After the Norman Conquest and into the 12th and 13th centuries new farms were created and old farms enlarged and most of the farms we know today were already established in the 14th century.

However it was mainly open field farming using the cropping strip system. Traces of this could be seen in the narrow fields north of our village, but are now being obliterated by housing development. Great hedge banks, marking manorial boundaries can still be found on our countryside.

All had access to the Common lands known as Bradworthy Moors. A certain amount of enclosure of land went on through the centuries, but large scale enclosure began with the Enclosure Acts from the late 18th century onwards.

Gradually the peasant was deprived of his bit of land. Avaricious landowners seized hold of everything they could, even attempting to enclose the Commons - but there was sturdy resistance.

Hedges put up by day were demolished by villagers at night - low banks now visible on the Commons are the remains of foiled efforts to enclose. The area of the Commons is approximately 88 acres.

Field names came gradually, some of them from a time long before enclosure. Many have been corrupted by misspelling, their original names and meaning lost. Dialect played its part in this.

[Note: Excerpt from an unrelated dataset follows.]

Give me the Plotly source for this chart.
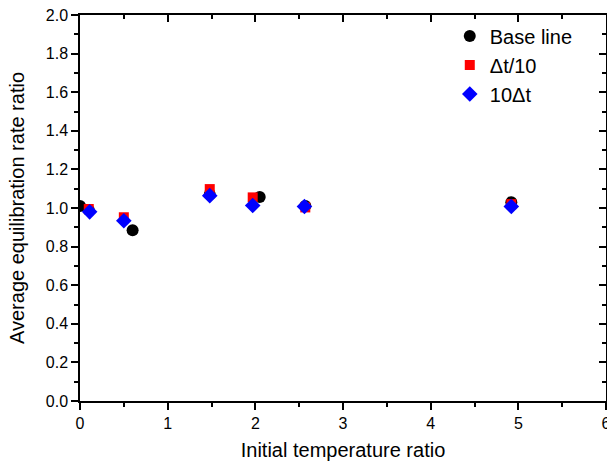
import plotly.graph_objects as go

base_x = [0.0, 0.10, 0.60, 1.48, 2.05, 2.57, 4.92]
base_y = [1.01, 0.99, 0.885, 1.07, 1.057, 1.01, 1.03]
dt10_x = [0.10, 0.50, 1.48, 1.97, 2.57, 4.92]
dt10_y = [0.995, 0.952, 1.098, 1.055, 1.003, 1.02]
ten_dt_x = [0.11, 0.50, 1.48, 1.97, 2.56, 4.92]
ten_dt_y = [0.98, 0.934, 1.064, 1.013, 1.008, 1.008]

font = "Liberation Sans, Arial, sans-serif"

fig = go.Figure()
fig.add_trace(go.Scatter(x=base_x, y=base_y, mode="markers", name="Base line",
                         marker=dict(symbol="circle", size=12, color="black")))
fig.add_trace(go.Scatter(x=dt10_x, y=dt10_y, mode="markers", name="\u0394t/10",
                         marker=dict(symbol="square", size=10, color="#ff0000")))
fig.add_trace(go.Scatter(x=ten_dt_x, y=ten_dt_y, mode="markers", name="10\u0394t",
                         marker=dict(symbol="diamond", size=12, color="#0000ff")))
# transparent copy on the mirrored axes so that they are drawn (inward ticks on top/right)
fig.add_trace(go.Scatter(x=base_x, y=base_y, xaxis="x2", yaxis="y2", mode="markers",
                         marker=dict(opacity=0, size=1), showlegend=False, hoverinfo="skip"))

common = dict(showgrid=False, zeroline=False, linecolor="black", linewidth=1.5,
              tickcolor="black", ticklen=7, tickwidth=1.5, automargin=False,
              ticklabeloverflow="allow",
              tickfont=dict(family=font, size=16, color="black"))

fig.update_layout(
    width=607, height=465,
    margin=dict(l=80, r=1, t=15, b=64),
    paper_bgcolor="white", plot_bgcolor="white",
    font=dict(family=font, color="black"),
    xaxis=dict(range=[0, 6], dtick=1, ticks="outside", showline=True,
               minor=dict(dtick=0.5, ticks="outside", ticklen=4, tickcolor="black", tickwidth=1.5),
               title=dict(text="Initial temperature ratio", font=dict(family=font, size=20), standoff=12),
               **common),
    yaxis=dict(range=[0, 2], dtick=0.2, tickformat=".1f", ticks="outside", showline=True,
               minor=dict(dtick=0.1, ticks="outside", ticklen=4, tickcolor="black", tickwidth=1.5),
               title=dict(text="Average equilibration rate ratio", font=dict(family=font, size=20), standoff=16),
               **common),
    xaxis2=dict(range=[0, 6], dtick=1, ticks="inside", showline=True, overlaying="x", side="top",
                showticklabels=False, anchor="y2",
                minor=dict(dtick=0.5, ticks="inside", ticklen=4, tickcolor="black", tickwidth=1.5),
                **common),
    yaxis2=dict(range=[0, 2], dtick=0.2, ticks="inside", showline=True, overlaying="y", side="right",
                showticklabels=False, anchor="x2",
                minor=dict(dtick=0.1, ticks="inside", ticklen=4, tickcolor="black", tickwidth=1.5),
                **common),
    legend=dict(x=0.703, y=0.996, xanchor="left", yanchor="top", bgcolor="rgba(0,0,0,0)",
                font=dict(family=font, size=20), itemsizing="trace", tracegroupgap=0),
    showlegend=True,
)

fig.write_html("out.html", config={"displayModeBar": False},
               post_script="document.body.style.margin='0';document.body.style.overflow='hidden';")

About fifty names are surnames of former owners or occupiers. Shapes of fields, crops formerly grown on them, situation on high or lowland, all contributed to the naming of the enclosed fields. Some names are so obscure we shall probably never know why they were thus named.

Two very strange field names appear in the Tithe Survey.

These are Trendle Bear (on North Worden) and Chisley Walls (a field off Scotworthy Lane on Silworthy Farm).

Trendle is Saxon for 'circle'.

Of Chisley Walls there is a legend that an attempt was made to build a church here, but what was put up by day was transferred to a site where Bradworthy Church now stands.

Could there have been a primitive place of worship here when Celtic Christianity spread across this part of the south-west; or something even earlier as many worked flints have been found in this field?